*Data segment*:
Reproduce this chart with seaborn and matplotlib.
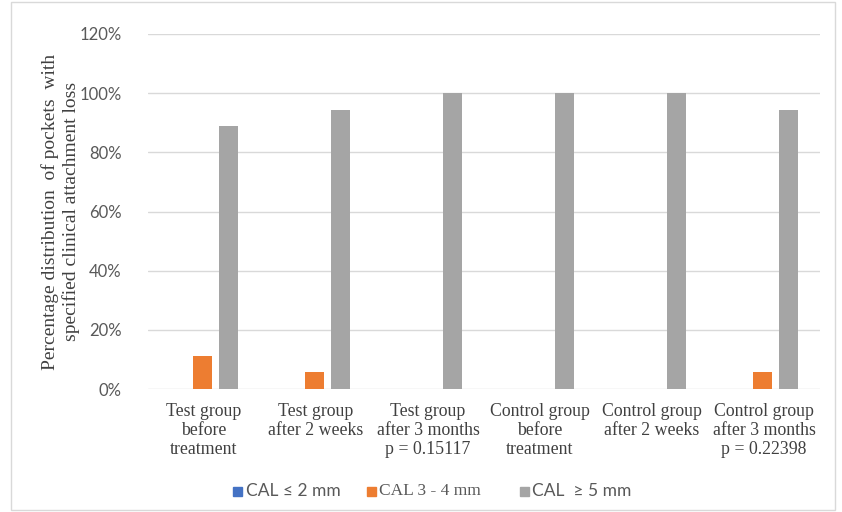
import matplotlib
matplotlib.use("Agg")
import matplotlib.pyplot as plt
import seaborn as sns
import pandas as pd
from matplotlib.patches import Rectangle

categories = [
    "Test group\nbefore\ntreatment",
    "Test group\nafter 2 weeks",
    "Test group\nafter 3 months\np = 0.15117",
    "Control group\nbefore\ntreatment",
    "Control group\nafter 2 weeks",
    "Control group\nafter 3 months\np = 0.22398",
]
series = ["CAL \u2264 2 mm", "CAL 3 - 4 mm", "CAL  \u2265 5 mm"]
cal_le2 = [0.0, 0.0, 0.0, 0.0, 0.0, 0.0]
cal_3_4 = [11.1, 5.6, 0.0, 0.0, 0.0, 5.6]
cal_ge5 = [88.9, 94.4, 100.0, 100.0, 100.0, 94.4]
colors = ["#4472C4", "#ED7D31", "#A5A5A5"]

df = pd.DataFrame({
    "group": categories * 3,
    "series": [series[0]] * 6 + [series[1]] * 6 + [series[2]] * 6,
    "value": cal_le2 + cal_3_4 + cal_ge5,
})

sns.set_style("white")
fig = plt.figure(figsize=(8.42, 5.12), dpi=100)
ax = fig.add_axes([148 / 842, 123 / 512, 672 / 842, 355 / 512])

sns.barplot(data=df, x="group", y="value", hue="series", palette=colors,
            saturation=1, width=0.696, ax=ax, legend=False, zorder=3)

# narrow each bar around its centre so neighbouring bars have a small gap
for p in ax.patches:
    w = p.get_width()
    new_w = 0.17
    p.set_x(p.get_x() + (w - new_w) / 2 - 0.015)
    p.set_width(new_w)
    p.set_edgecolor("none")

ax.set_ylim(0, 120)
ax.set_xlim(-0.5, 5.5)
ax.set_yticks(range(0, 121, 20))
ax.set_yticklabels([f"{v}%" for v in range(0, 121, 20)],
                   fontfamily="Lato", fontsize=12, color="#595959")
ax.yaxis.grid(True, color="#D9D9D9", linewidth=1, zorder=0)
ax.xaxis.grid(False)
for s in ax.spines.values():
    s.set_visible(False)
ax.tick_params(axis="both", length=0)
ax.tick_params(axis="y", pad=19)
ax.set_xticks(range(len(categories)))
ax.set_xticklabels(categories, fontfamily="Liberation Serif", fontsize=12.8,
                   color="#404040", linespacing=1.15)
ax.tick_params(axis="x", pad=10)
ax.set_xlabel("")
ax.set_ylabel("Percentage distribution  of pockets  with\nspecified clinical attachment loss",
              fontfamily="Liberation Serif", fontsize=14, color="#404040",
              linespacing=1.25)
ax.yaxis.set_label_coords(-0.101, 0.5)

# legend row beneath the chart
legend_y = 21 / 512
entries = [(238, series[0], "Lato"), (371, series[1], "Liberation Serif"),
           (524, series[2], "Lato")]
for (xp, label, fam), col in zip(entries, colors):
    fig.patches.append(Rectangle(((xp - 4.5) / 842, legend_y - 4.5 / 512), 9 / 842, 9 / 512,
                                 transform=fig.transFigure, color=col))
    fig.text((xp + 8) / 842, legend_y, label, fontfamily=fam, fontsize=12.5,
             color="#595959", va="center", ha="left")

# thin frame around the whole chart
fig.patches.append(Rectangle((11 / 842, 2 / 512), 824 / 842, 508 / 512,
                             transform=fig.transFigure, fill=False,
                             edgecolor="#D9D9D9", linewidth=1))

fig.savefig("out.png", dpi=100)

*Written request*: Pick out all the lines with the word "matplotlib" in them and copy them.

*The solution*:
Reproduce this chart with seaborn and matplotlib.
import matplotlib
matplotlib.use("Agg")
import matplotlib.pyplot as plt
from matplotlib.patches import Rectangle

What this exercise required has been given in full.